The premises your business runs from — whether you lease it or own it — is one of the most valuable and most misunderstood parts of your sale. Get it right and it raises your price, smooths the deal, and can pay you for years after closing. This guide covers lease assignments and landlord consent, valuing the property and the business separately, keeping the building for income, and the financing and tax structures that make it all work. Written by a broker who is also an investment property specialist.
When a business comes with real estate, you are really selling two assets — and you have options. If you lease, the deal depends on assigning your lease with the landlord’s consent. If you own, value the business (a multiple of earnings) and the property (a cap rate or appraisal) separately, then choose how to sell: both together, the business while you keep the building as a landlord for ongoing income, or each to a different buyer. Seller financing, sale-leasebacks, and 1031 exchanges can raise your price and stretch your proceeds — but the moves that pay off most are the ones planned before you go to market.
Most owners think about their sale in terms of one number: what is the business worth? But if you operate out of a building you lease or own, the property quietly drives the outcome. A lease with too little term left can scare off buyers and their lenders. A building you own can be the difference between a clean exit and a retirement income stream that lasts decades.
The owners who do best are the ones who treat the real estate as a deliberate decision rather than an afterthought. This guide walks through that decision in five parts: securing your lease and landlord consent, valuing the business and the property as the separate assets they are, deciding whether to keep the building and lease it back to the buyer, using seller financing on either asset, and the tax structures — sale-leasebacks and 1031 exchanges — that protect your proceeds. These pages complement our business valuation guide and our complete guide to selling a business.
If you lease your space, your landlord holds a quiet veto over your sale. How lease assignment works, what consent requires, and how to keep your lease from killing the deal.
Read this guide →When you own the building your business runs from, you're selling two assets, not one. They're valued by different math and attract different buyers — and separating them usually means a higher total.
Read this guide →Selling the business while keeping the real estate turns a one-time payout into years of rental income. When becoming your buyer's landlord is the smartest exit — and how to structure it.
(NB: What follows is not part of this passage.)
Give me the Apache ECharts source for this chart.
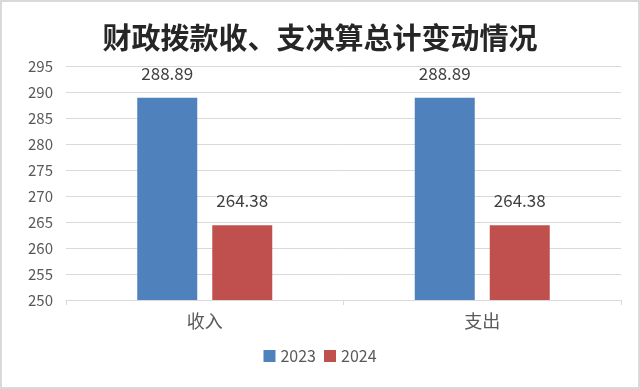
<!DOCTYPE html>
<html><head><meta charset="utf-8">
<script src="https://cdn.jsdelivr.net/npm/echarts@6/dist/echarts.min.js"></script>
<style>html,body{margin:0;padding:0;background:#fff}#c{width:640px;height:389px}</style>
</head><body><div id="c"></div>
<script>
const titleText = '财政拨款收、支决算总计变动情况';
const categories = ['收入', '支出'];
const seriesNames = ['2023', '2024'];
const values2023 = [288.89, 288.89];
const values2024 = [264.38, 264.38];
const yMin = 250, yMax = 295, yStep = 5;

const chart = echarts.init(document.getElementById('c'));
const labelStyle = {show: true, position: 'top', distance: 16, color: '#404040', fontSize: 17, fontFamily: 'Noto Sans CJK SC', formatter: p => p.value.toFixed(2)};
chart.setOption({
  animation: false,
  graphic: [{type: 'rect', shape: {x: 1, y: 1, width: 638, height: 387}, style: {fill: 'none', stroke: '#d9d9d9', lineWidth: 2}, z: 100}],
  title: {text: titleText, left: 'center', top: 18, textStyle: {fontSize: 29, fontWeight: 'bold', color: '#262626', fontFamily: 'Noto Sans CJK SC'}},
  grid: {left: 66, right: 19, top: 66, bottom: 89},
  legend: {data: seriesNames, bottom: 20, left: 'center', itemWidth: 12, itemHeight: 12, itemGap: 8, icon: 'rect',
    textStyle: {fontSize: 16, color: '#595959', fontFamily: 'Noto Sans CJK SC'}},
  xAxis: {type: 'category', data: categories,
    axisLine: {lineStyle: {color: '#d9d9d9'}},
    axisTick: {show: true, length: 5, lineStyle: {color: '#d9d9d9'}},
    axisLabel: {fontSize: 18, color: '#595959', margin: 12, fontFamily: 'Noto Sans CJK SC'}},
  yAxis: {type: 'value', min: yMin, max: yMax, interval: yStep,
    axisLine: {show: false}, axisTick: {show: false},
    splitLine: {lineStyle: {color: '#d9d9d9'}},
    axisLabel: {fontSize: 15, color: '#595959', margin: 13, fontFamily: 'Noto Sans CJK SC'}},
  series: [
    {name: seriesNames[0], type: 'bar', data: values2023, barWidth: 60, barGap: '25%', itemStyle: {color: '#4f81bd'}, label: labelStyle},
    {name: seriesNames[1], type: 'bar', data: values2024, barWidth: 60, barGap: '25%', itemStyle: {color: '#c0504d'}, label: labelStyle}
  ]
});
</script></body></html>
Read this guide →Acting as the bank for part of your sale — on the business, the building, or both — widens your buyer pool, can raise your price, and may spread your taxes. How seller financing and holding the mortgage work, and how to stay protected.
Read this guide →Two advanced moves for owners whose business comes with real estate: free up cash with a sale-leaseback, and defer the tax on the building with a 1031 exchange. How each works, and where they fit in your exit.
Read this guide →Most business brokers don’t do real estate, and most commercial real estate agents don’t do businesses. John Matsis is a Business & Investment Property Broker — he handles both sides of a deal where the company and the property are intertwined, so the lease, the valuation split, and the structure all work together rather than against each other. A 20-minute conversation is the fastest way to see what your options are worth.
No. If you own the real estate, keeping the building and leasing it to the buyer is one of the most common and profitable options — you sell the operating business and become the new owner’s landlord, collecting rent on an asset that keeps appreciating. Selling both together, or selling them to two separate buyers, are also valid paths depending on your goals and the property.
If you lease, nearly every commercial lease requires the landlord to consent before you assign the lease to a buyer. Most leases say that consent can’t be unreasonably withheld for a qualified buyer, but the landlord still has to approve the transfer. The key is starting early and presenting a financially strong, credible buyer so consent is straightforward rather than a fight.
Yes. The business is valued on its earnings — a multiple of SDE or EBITDA — while the real estate is valued independently on income and comparable sales, via a capitalization rate or an appraisal. They attract different buyers and follow different math. Valuing them separately, and setting a market rent so the business’s earnings are accurate, almost always produces a higher and more defensible total.
By keeping the building and becoming the new operator’s landlord. A long-term lease — ideally triple-net, where the tenant covers taxes, insurance, and maintenance — turns a one-time payout into a durable, inflation-protected income stream. The property keeps appreciating, and you can sell it or roll it into another property through a 1031 exchange later for a second payday.